INSTRUCTIONS TO FOLLOW:
Type out the data exactly as given. Skip any image.

PROVIDED DATA:

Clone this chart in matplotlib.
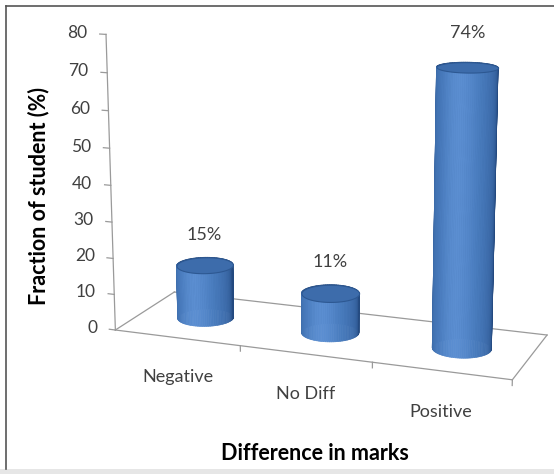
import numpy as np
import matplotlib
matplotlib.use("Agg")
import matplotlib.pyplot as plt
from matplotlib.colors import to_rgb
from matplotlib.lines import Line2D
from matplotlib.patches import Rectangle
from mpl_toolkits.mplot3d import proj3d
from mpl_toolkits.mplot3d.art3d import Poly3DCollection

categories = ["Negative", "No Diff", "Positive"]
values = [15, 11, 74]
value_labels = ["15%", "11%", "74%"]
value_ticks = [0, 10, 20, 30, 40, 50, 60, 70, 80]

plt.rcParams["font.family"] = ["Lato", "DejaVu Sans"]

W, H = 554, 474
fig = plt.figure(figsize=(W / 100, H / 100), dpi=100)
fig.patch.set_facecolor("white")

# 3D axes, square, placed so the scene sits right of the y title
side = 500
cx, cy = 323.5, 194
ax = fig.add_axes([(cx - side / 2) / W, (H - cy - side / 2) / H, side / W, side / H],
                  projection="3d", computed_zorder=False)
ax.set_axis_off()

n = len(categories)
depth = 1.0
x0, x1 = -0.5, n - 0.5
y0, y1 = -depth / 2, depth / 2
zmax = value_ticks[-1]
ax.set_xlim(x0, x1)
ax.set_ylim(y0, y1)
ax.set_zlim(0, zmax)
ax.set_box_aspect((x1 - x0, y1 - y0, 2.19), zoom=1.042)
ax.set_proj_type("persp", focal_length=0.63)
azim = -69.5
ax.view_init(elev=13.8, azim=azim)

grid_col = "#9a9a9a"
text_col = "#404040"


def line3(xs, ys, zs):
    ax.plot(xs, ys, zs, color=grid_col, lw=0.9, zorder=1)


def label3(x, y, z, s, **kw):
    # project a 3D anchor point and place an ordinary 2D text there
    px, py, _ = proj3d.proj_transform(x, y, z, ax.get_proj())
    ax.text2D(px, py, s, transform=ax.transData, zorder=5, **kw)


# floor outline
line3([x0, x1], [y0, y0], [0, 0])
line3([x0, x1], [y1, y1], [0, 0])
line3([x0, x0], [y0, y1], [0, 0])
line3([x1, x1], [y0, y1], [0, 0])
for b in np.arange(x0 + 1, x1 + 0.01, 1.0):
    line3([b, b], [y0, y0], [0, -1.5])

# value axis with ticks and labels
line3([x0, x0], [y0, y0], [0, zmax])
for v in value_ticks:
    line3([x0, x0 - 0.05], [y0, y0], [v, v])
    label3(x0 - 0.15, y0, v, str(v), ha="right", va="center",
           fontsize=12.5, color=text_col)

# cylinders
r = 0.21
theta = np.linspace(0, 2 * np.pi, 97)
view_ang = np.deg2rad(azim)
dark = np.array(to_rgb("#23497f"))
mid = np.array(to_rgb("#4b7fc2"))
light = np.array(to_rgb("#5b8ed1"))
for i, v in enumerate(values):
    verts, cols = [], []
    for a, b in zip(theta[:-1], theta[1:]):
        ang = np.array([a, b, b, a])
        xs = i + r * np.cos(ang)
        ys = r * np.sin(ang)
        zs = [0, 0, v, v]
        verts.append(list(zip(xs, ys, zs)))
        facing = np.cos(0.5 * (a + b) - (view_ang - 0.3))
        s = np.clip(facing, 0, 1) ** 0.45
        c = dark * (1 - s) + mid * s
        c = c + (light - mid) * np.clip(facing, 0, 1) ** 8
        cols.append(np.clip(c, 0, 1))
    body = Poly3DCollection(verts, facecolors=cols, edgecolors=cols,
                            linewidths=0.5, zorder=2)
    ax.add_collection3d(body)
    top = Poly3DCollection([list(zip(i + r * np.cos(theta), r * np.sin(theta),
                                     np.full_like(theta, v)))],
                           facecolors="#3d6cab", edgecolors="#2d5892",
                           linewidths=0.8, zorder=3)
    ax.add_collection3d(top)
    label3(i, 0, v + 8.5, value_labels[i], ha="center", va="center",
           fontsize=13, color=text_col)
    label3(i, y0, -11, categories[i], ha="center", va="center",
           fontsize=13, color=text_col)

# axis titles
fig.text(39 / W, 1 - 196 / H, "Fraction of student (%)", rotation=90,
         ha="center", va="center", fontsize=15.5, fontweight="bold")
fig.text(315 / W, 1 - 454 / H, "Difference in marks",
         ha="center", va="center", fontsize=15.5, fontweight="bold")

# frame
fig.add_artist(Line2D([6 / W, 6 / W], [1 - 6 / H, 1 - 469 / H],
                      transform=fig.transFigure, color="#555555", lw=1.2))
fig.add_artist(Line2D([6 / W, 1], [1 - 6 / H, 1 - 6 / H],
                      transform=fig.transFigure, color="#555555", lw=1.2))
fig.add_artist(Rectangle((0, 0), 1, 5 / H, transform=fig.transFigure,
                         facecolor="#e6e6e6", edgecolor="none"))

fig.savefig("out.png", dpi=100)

WRITTEN RESPONSE:
Clone this chart in matplotlib.
import numpy as np
import matplotlib
matplotlib.use("Agg")
import matplotlib.pyplot as plt
from matplotlib.colors import to_rgb
from matplotlib.lines import Line2D
from matplotlib.patches import Rectangle
from mpl_toolkits.mplot3d import proj3d
from mpl_toolkits.mplot3d.art3d import Poly3DCollection

categories = ["Negative", "No Diff", "Positive"]
values = [15, 11, 74]
value_labels = ["15%", "11%", "74%"]
value_ticks = [0, 10, 20, 30, 40, 50, 60, 70, 80]

plt.rcParams["font.family"] = ["Lato", "DejaVu Sans"]

W, H = 554, 474
fig = plt.figure(figsize=(W / 100, H / 100), dpi=100)
fig.patch.set_facecolor("white")

# 3D axes, square, placed so the scene sits right of the y title
side = 500
cx, cy = 323.5, 194
ax = fig.add_axes([(cx - side / 2) / W, (H - cy - side / 2) / H, side / W, side / H],
                  projection="3d", computed_zorder=False)
ax.set_axis_off()

n = len(categories)
depth = 1.0
x0, x1 = -0.5, n - 0.5
y0, y1 = -depth / 2, depth / 2
zmax = value_ticks[-1]
ax.set_xlim(x0, x1)
ax.set_ylim(y0, y1)
ax.set_zlim(0, zmax)
ax.set_box_aspect((x1 - x0, y1 - y0, 2.19), zoom=1.042)
ax.set_proj_type("persp", focal_length=0.63)
azim = -69.5
ax.view_init(elev=13.8, azim=azim)

grid_col = "#9a9a9a"
text_col = "#404040"


def line3(xs, ys, zs):
    ax.plot(xs, ys, zs, color=grid_col, lw=0.9, zorder=1)


def label3(x, y, z, s, **kw):
    # project a 3D anchor point and place an ordinary 2D text there
    px, py, _ = proj3d.proj_transform(x, y, z, ax.get_proj())
    ax.text2D(px, py, s, transform=ax.transData, zorder=5, **kw)


# floor outline
line3([x0, x1], [y0, y0], [0, 0])
line3([x0, x1], [y1, y1], [0, 0])
line3([x0, x0], [y0, y1], [0, 0])
line3([x1, x1], [y0, y1], [0, 0])
for b in np.arange(x0 + 1, x1 + 0.01, 1.0):
    line3([b, b], [y0, y0], [0, -1.5])

# value axis with ticks and labels
line3([x0, x0], [y0, y0], [0, zmax])
for v in value_ticks:
    line3([x0, x0 - 0.05], [y0, y0], [v, v])
    label3(x0 - 0.15, y0, v, str(v), ha="right", va="center",
           fontsize=12.5, color=text_col)

# cylinders
r = 0.21
theta = np.linspace(0, 2 * np.pi, 97)
view_ang = np.deg2rad(azim)
dark = np.array(to_rgb("#23497f"))
mid = np.array(to_rgb("#4b7fc2"))
light = np.array(to_rgb("#5b8ed1"))
for i, v in enumerate(values):
    verts, cols = [], []
    for a, b in zip(theta[:-1], theta[1:]):
        ang = np.array([a, b, b, a])
        xs = i + r * np.cos(ang)
        ys = r * np.sin(ang)
        zs = [0, 0, v, v]
        verts.append(list(zip(xs, ys, zs)))
        facing = np.cos(0.5 * (a + b) - (view_ang - 0.3))
        s = np.clip(facing, 0, 1) ** 0.45
        c = dark * (1 - s) + mid * s
        c = c + (light - mid) * np.clip(facing, 0, 1) ** 8
        cols.append(np.clip(c, 0, 1))
    body = Poly3DCollection(verts, facecolors=cols, edgecolors=cols,
                            linewidths=0.5, zorder=2)
    ax.add_collection3d(body)
    top = Poly3DCollection([list(zip(i + r * np.cos(theta), r * np.sin(theta),
                                     np.full_like(theta, v)))],
                           facecolors="#3d6cab", edgecolors="#2d5892",
                           linewidths=0.8, zorder=3)
    ax.add_collection3d(top)
    label3(i, 0, v + 8.5, value_labels[i], ha="center", va="center",
           fontsize=13, color=text_col)
    label3(i, y0, -11, categories[i], ha="center", va="center",
           fontsize=13, color=text_col)

# axis titles
fig.text(39 / W, 1 - 196 / H, "Fraction of student (%)", rotation=90,
         ha="center", va="center", fontsize=15.5, fontweight="bold")
fig.text(315 / W, 1 - 454 / H, "Difference in marks",
         ha="center", va="center", fontsize=15.5, fontweight="bold")

# frame
fig.add_artist(Line2D([6 / W, 6 / W], [1 - 6 / H, 1 - 469 / H],
                      transform=fig.transFigure, color="#555555", lw=1.2))
fig.add_artist(Line2D([6 / W, 1], [1 - 6 / H, 1 - 6 / H],
                      transform=fig.transFigure, color="#555555", lw=1.2))
fig.add_artist(Rectangle((0, 0), 1, 5 / H, transform=fig.transFigure,
                         facecolor="#e6e6e6", edgecolor="none"))

fig.savefig("out.png", dpi=100)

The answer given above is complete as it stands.